• Request:
Output the material beneath this task exactly, images excluded.

====== Data extract

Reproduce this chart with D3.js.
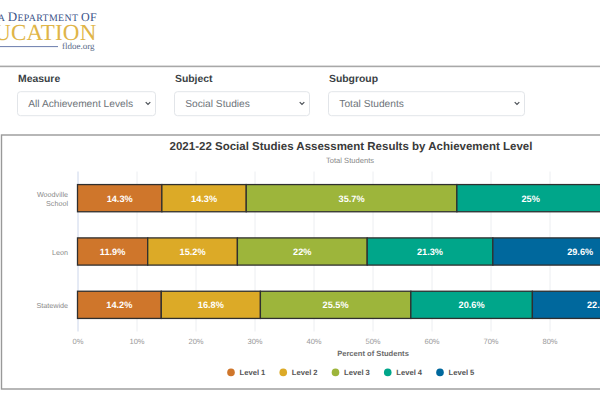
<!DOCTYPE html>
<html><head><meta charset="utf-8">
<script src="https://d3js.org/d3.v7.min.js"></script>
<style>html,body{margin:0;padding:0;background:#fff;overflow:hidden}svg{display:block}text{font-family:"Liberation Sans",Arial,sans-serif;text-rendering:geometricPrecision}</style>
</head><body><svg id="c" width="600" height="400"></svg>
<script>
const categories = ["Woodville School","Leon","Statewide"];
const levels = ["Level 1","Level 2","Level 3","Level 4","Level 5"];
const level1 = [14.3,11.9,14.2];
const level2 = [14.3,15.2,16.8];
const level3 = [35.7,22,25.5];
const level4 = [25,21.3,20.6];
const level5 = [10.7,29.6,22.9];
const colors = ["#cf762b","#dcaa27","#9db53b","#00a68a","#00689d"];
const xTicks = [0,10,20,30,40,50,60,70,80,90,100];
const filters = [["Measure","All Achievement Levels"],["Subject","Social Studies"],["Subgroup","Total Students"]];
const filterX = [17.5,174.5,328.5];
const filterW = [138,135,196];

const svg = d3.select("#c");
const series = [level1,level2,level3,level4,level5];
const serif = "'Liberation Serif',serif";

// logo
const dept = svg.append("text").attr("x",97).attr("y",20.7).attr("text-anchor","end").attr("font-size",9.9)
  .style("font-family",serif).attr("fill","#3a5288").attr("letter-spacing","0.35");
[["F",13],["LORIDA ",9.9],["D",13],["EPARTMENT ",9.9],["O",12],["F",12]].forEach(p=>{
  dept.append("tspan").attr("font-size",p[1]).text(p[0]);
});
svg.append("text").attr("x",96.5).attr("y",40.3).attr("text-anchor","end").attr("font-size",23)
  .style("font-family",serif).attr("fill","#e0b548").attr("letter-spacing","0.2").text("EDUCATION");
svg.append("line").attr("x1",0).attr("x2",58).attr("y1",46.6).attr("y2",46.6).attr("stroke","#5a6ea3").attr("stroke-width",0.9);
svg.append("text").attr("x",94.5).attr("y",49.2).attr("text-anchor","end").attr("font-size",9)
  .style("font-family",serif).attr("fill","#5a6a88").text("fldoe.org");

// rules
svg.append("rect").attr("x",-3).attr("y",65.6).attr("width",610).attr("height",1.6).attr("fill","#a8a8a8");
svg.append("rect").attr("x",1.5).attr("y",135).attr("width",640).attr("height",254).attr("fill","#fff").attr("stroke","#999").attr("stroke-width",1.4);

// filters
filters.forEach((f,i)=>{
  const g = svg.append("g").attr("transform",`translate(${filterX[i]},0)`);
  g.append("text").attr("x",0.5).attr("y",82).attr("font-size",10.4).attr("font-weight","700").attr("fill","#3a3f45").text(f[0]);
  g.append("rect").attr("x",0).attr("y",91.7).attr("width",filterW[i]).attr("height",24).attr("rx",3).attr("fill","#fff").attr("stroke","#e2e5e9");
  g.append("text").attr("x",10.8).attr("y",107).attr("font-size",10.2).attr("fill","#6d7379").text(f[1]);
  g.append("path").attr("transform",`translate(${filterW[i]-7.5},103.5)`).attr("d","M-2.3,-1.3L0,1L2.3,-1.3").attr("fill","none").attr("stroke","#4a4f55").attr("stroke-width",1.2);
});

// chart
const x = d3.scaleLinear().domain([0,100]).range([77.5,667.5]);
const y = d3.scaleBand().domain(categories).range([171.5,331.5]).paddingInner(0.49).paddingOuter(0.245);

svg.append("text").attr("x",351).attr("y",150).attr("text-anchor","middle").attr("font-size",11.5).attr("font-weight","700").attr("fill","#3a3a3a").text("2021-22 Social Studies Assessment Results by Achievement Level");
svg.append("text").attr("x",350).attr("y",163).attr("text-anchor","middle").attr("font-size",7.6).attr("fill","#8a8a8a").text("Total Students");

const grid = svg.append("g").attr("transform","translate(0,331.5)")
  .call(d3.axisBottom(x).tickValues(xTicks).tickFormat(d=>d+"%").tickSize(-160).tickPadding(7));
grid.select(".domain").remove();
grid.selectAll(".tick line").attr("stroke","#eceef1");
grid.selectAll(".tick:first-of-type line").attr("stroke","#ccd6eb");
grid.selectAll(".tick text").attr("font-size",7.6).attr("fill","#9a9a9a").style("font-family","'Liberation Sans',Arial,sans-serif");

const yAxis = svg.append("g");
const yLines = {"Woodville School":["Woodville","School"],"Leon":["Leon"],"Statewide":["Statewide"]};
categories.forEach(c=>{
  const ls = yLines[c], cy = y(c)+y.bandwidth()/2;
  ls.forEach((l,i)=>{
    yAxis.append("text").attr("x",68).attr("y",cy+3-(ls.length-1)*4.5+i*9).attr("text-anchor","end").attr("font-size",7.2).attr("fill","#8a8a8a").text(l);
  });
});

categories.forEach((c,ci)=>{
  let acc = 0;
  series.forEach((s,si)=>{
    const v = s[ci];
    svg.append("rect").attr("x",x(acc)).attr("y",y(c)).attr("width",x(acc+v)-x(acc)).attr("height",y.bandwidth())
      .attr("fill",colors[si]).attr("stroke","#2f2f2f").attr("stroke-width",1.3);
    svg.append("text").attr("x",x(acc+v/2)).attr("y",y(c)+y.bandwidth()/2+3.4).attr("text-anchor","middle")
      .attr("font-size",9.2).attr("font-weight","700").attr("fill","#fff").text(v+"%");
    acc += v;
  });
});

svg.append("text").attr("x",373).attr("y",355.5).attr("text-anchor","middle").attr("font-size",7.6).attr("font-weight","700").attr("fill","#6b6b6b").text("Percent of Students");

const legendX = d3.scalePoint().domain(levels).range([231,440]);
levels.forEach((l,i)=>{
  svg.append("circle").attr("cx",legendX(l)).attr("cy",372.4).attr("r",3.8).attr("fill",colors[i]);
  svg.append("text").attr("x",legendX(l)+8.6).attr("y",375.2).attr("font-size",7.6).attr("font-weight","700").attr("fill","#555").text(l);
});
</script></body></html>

============

• Exercise answer:
Reproduce this chart with D3.js.
<!DOCTYPE html>
<html><head><meta charset="utf-8">
<script src="https://d3js.org/d3.v7.min.js"></script>
<style>html,body{margin:0;padding:0;background:#fff;overflow:hidden}svg{display:block}text{font-family:"Liberation Sans",Arial,sans-serif;text-rendering:geometricPrecision}</style>
</head><body><svg id="c" width="600" height="400"></svg>
<script>
const categories = ["Woodville School","Leon","Statewide"];
const levels = ["Level 1","Level 2","Level 3","Level 4","Level 5"];
const level1 = [14.3,11.9,14.2];
const level2 = [14.3,15.2,16.8];
const level3 = [35.7,22,25.5];
const level4 = [25,21.3,20.6];
const level5 = [10.7,29.6,22.9];
const colors = ["#cf762b","#dcaa27","#9db53b","#00a68a","#00689d"];
const xTicks = [0,10,20,30,40,50,60,70,80,90,100];
const filters = [["Measure","All Achievement Levels"],["Subject","Social Studies"],["Subgroup","Total Students"]];
const filterX = [17.5,174.5,328.5];
const filterW = [138,135,196];

const svg = d3.select("#c");
const series = [level1,level2,level3,level4,level5];
const serif = "'Liberation Serif',serif";

// logo
const dept = svg.append("text").attr("x",97).attr("y",20.7).attr("text-anchor","end").attr("font-size",9.9)
  .style("font-family",serif).attr("fill","#3a5288").attr("letter-spacing","0.35");
[["F",13],["LORIDA ",9.9],["D",13],["EPARTMENT ",9.9],["O",12],["F",12]].forEach(p=>{
  dept.append("tspan").attr("font-size",p[1]).text(p[0]);
});
svg.append("text").attr("x",96.5).attr("y",40.3).attr("text-anchor","end").attr("font-size",23)
  .style("font-family",serif).attr("fill","#e0b548").attr("letter-spacing","0.2").text("EDUCATION");
svg.append("line").attr("x1",0).attr("x2",58).attr("y1",46.6).attr("y2",46.6).attr("stroke","#5a6ea3").attr("stroke-width",0.9);
svg.append("text").attr("x",94.5).attr("y",49.2).attr("text-anchor","end").attr("font-size",9)
  .style("font-family",serif).attr("fill","#5a6a88").text("fldoe.org");

// rules
svg.append("rect").attr("x",-3).attr("y",65.6).attr("width",610).attr("height",1.6).attr("fill","#a8a8a8");
svg.append("rect").attr("x",1.5).attr("y",135).attr("width",640).attr("height",254).attr("fill","#fff").attr("stroke","#999").attr("stroke-width",1.4);

// filters
filters.forEach((f,i)=>{
  const g = svg.append("g").attr("transform",`translate(${filterX[i]},0)`);
  g.append("text").attr("x",0.5).attr("y",82).attr("font-size",10.4).attr("font-weight","700").attr("fill","#3a3f45").text(f[0]);
  g.append("rect").attr("x",0).attr("y",91.7).attr("width",filterW[i]).attr("height",24).attr("rx",3).attr("fill","#fff").attr("stroke","#e2e5e9");
  g.append("text").attr("x",10.8).attr("y",107).attr("font-size",10.2).attr("fill","#6d7379").text(f[1]);
  g.append("path").attr("transform",`translate(${filterW[i]-7.5},103.5)`).attr("d","M-2.3,-1.3L0,1L2.3,-1.3").attr("fill","none").attr("stroke","#4a4f55").attr("stroke-width",1.2);
});

// chart
const x = d3.scaleLinear().domain([0,100]).range([77.5,667.5]);
const y = d3.scaleBand().domain(categories).range([171.5,331.5]).paddingInner(0.49).paddingOuter(0.245);

svg.append("text").attr("x",351).attr("y",150).attr("text-anchor","middle").attr("font-size",11.5).attr("font-weight","700").attr("fill","#3a3a3a").text("2021-22 Social Studies Assessment Results by Achievement Level");
svg.append("text").attr("x",350).attr("y",163).attr("text-anchor","middle").attr("font-size",7.6).attr("fill","#8a8a8a").text("Total Students");

const grid = svg.append("g").attr("transform","translate(0,331.5)")
  .call(d3.axisBottom(x).tickValues(xTicks).tickFormat(d=>d+"%").tickSize(-160).tickPadding(7));
grid.select(".domain").remove();
grid.selectAll(".tick line").attr("stroke","#eceef1");
grid.selectAll(".tick:first-of-type line").attr("stroke","#ccd6eb");
grid.selectAll(".tick text").attr("font-size",7.6).attr("fill","#9a9a9a").style("font-family","'Liberation Sans',Arial,sans-serif");

const yAxis = svg.append("g");
const yLines = {"Woodville School":["Woodville","School"],"Leon":["Leon"],"Statewide":["Statewide"]};
categories.forEach(c=>{
  const ls = yLines[c], cy = y(c)+y.bandwidth()/2;
  ls.forEach((l,i)=>{
    yAxis.append("text").attr("x",68).attr("y",cy+3-(ls.length-1)*4.5+i*9).attr("text-anchor","end").attr("font-size",7.2).attr("fill","#8a8a8a").text(l);
  });
});

categories.forEach((c,ci)=>{
  let acc = 0;
  series.forEach((s,si)=>{
    const v = s[ci];
    svg.append("rect").attr("x",x(acc)).attr("y",y(c)).attr("width",x(acc+v)-x(acc)).attr("height",y.bandwidth())
      .attr("fill",colors[si]).attr("stroke","#2f2f2f").attr("stroke-width",1.3);
    svg.append("text").attr("x",x(acc+v/2)).attr("y",y(c)+y.bandwidth()/2+3.4).attr("text-anchor","middle")
      .attr("font-size",9.2).attr("font-weight","700").attr("fill","#fff").text(v+"%");
    acc += v;
  });
});

svg.append("text").attr("x",373).attr("y",355.5).attr("text-anchor","middle").attr("font-size",7.6).attr("font-weight","700").attr("fill","#6b6b6b").text("Percent of Students");

const legendX = d3.scalePoint().domain(levels).range([231,440]);
levels.forEach((l,i)=>{
  svg.append("circle").attr("cx",legendX(l)).attr("cy",372.4).attr("r",3.8).attr("fill",colors[i]);
  svg.append("text").attr("x",legendX(l)+8.6).attr("y",375.2).attr("font-size",7.6).attr("font-weight","700").attr("fill","#555").text(l);
});
</script></body></html>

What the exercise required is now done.